NS TTL Discrepancy??

Jonathan de Boyne Pollard J.deBoynePollard at Tesco.NET
Mon Mar 22 03:58:19 UTC 2004


JdeBP> This is why we have "additional" section processing, "glue"
JdeBP> resource record sets, and fallback to the nearest enclosing
JdeBP> superdomain whose content DNS servers are known.  Far from
JdeBP> being recently discovered, this chicken-and-egg problem was
JdeBP> addressed in RFC 1034.

BM> If the glue A records time out of the cache before the NS 
BM> records do, the chicken-and-egg problem returns.  

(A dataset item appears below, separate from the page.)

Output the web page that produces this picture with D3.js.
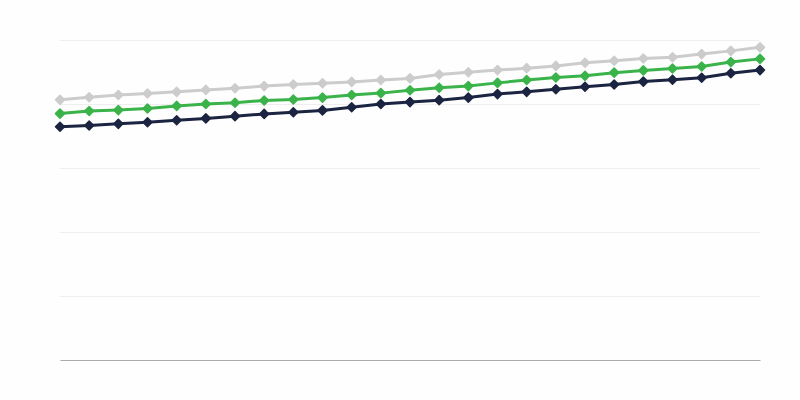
<!DOCTYPE html>
<html>
<head>
<meta charset="utf-8">
<script src="https://cdn.jsdelivr.net/npm/d3@7/dist/d3.min.js"></script>
<style>
  html, body { margin: 0; padding: 0; background: #fefefe; }
  svg { display: block; }
</style>
</head>
<body>
<div id="chart"></div>
<script>
// Data (25 periods, value scale 0-100)
var periods = d3.range(25);
var grayValues  = [81.3, 82.1, 82.8, 83.3, 83.8, 84.4, 84.9, 85.6, 86.1, 86.5, 86.9, 87.5, 88.0,
                   89.2, 89.9, 90.6, 91.2, 91.9, 92.9, 93.5, 94.2, 94.6, 95.6, 96.6, 97.7];
var greenValues = [77.0, 77.8, 78.1, 78.6, 79.4, 80.0, 80.4, 81.1, 81.4, 82.0, 82.8, 83.4, 84.3,
                   85.1, 85.6, 86.6, 87.5, 88.3, 88.8, 89.8, 90.5, 91.1, 91.7, 93.1, 94.1];
var navyValues  = [72.9, 73.3, 73.8, 74.3, 74.9, 75.5, 76.2, 76.9, 77.4, 78.0, 79.0, 80.0, 80.6,
                   81.2, 82.0, 83.1, 83.8, 84.6, 85.4, 86.1, 87.0, 87.6, 88.2, 89.6, 90.6];
var yTicks = [0, 20, 40, 60, 80, 100];

var series = [
  {name: 'gray',  values: grayValues,  color: '#cccccc'},
  {name: 'green', values: greenValues, color: '#3ab34a'},
  {name: 'navy',  values: navyValues,  color: '#1b2441'}
];

var width = 800, height = 400;
var margin = {top: 40, right: 40, bottom: 40, left: 60};

var svg = d3.select('#chart').append('svg')
  .attr('width', width)
  .attr('height', height);

var x = d3.scaleLinear()
  .domain([0, periods.length - 1])
  .range([margin.left, width - margin.right]);

var y = d3.scaleLinear()
  .domain([0, 100])
  .range([height - margin.bottom, margin.top]);

// Horizontal gridlines
svg.append('g')
  .attr('transform', 'translate(' + margin.left + ',0)')
  .call(d3.axisLeft(y).tickValues(yTicks).tickSize(-(width - margin.left - margin.right)).tickFormat(''))
  .call(function(g) {
    g.select('.domain').remove();
    g.selectAll('.tick line').attr('stroke', '#eeeeee').attr('stroke-width', 1);
  });

// Baseline
svg.append('g')
  .attr('transform', 'translate(0,' + y(0) + ')')
  .call(d3.axisBottom(x).tickValues([]).tickSizeOuter(0))
  .call(function(g) {
    g.select('.domain').attr('stroke', '#aaaaaa').attr('stroke-width', 1);
  });

var line = d3.line()
  .x(function(d, i) { return x(periods[i]); })
  .y(function(d) { return y(d); });

var diamond = d3.symbol().type(d3.symbolDiamond2).size(52);

series.forEach(function(s) {
  var g = svg.append('g');

  g.append('path')
    .datum(s.values)
    .attr('fill', 'none')
    .attr('stroke', s.color)
    .attr('stroke-width', 3)
    .attr('stroke-linejoin', 'round')
    .attr('d', line);

  g.selectAll('path.pt')
    .data(s.values)
    .enter()
    .append('path')
    .attr('class', 'pt')
    .attr('fill', s.color)
    .attr('stroke', s.color)
    .attr('stroke-width', 1.5)
    .attr('stroke-linejoin', 'round')
    .attr('transform', function(d, i) { return 'translate(' + x(periods[i]) + ',' + y(d) + ')'; })
    .attr('d', diamond);
});
</script>
</body>
</html>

In this situation, one falls back to the nearest enclosing superdomain whose
content DNS servers are known (i.e. for which both halves of the delegation
information are known).

BIND's particular problem with this, very probably what you report having
observed (since it is quite commonly triggered), is not a chicken-and-egg
problem.  It is an interaction with BIND's "credibility" rules, and it happens
when there's a mismatch between the delegation information published by the
superdomain content DNS servers and the delegation information published by
the subdomain content DNS servers.  (In detail: The situation arises when the
first half of the delegation, published by the subdomain content DNS servers,
cannot be matched up with the second half of the delegation, published by the
superdomain content DNS servers, to form the actual delegation; i.e. where the
superdomain content DNS servers publish "glue" resource records that don't
match any of the "NS" resource records that the subdomain content DNS servers
publish.)  BIND gets itself out of the chicken-and-egg situation by querying
the superdomain content DNS servers only to put itself right back into it by
refusing to believe the new delegation information that it has just received
because it isn't "credible" enough.  

Other resolving proxy DNS server softwares, without BIND's "credibility"
rules, don't have this particular problem.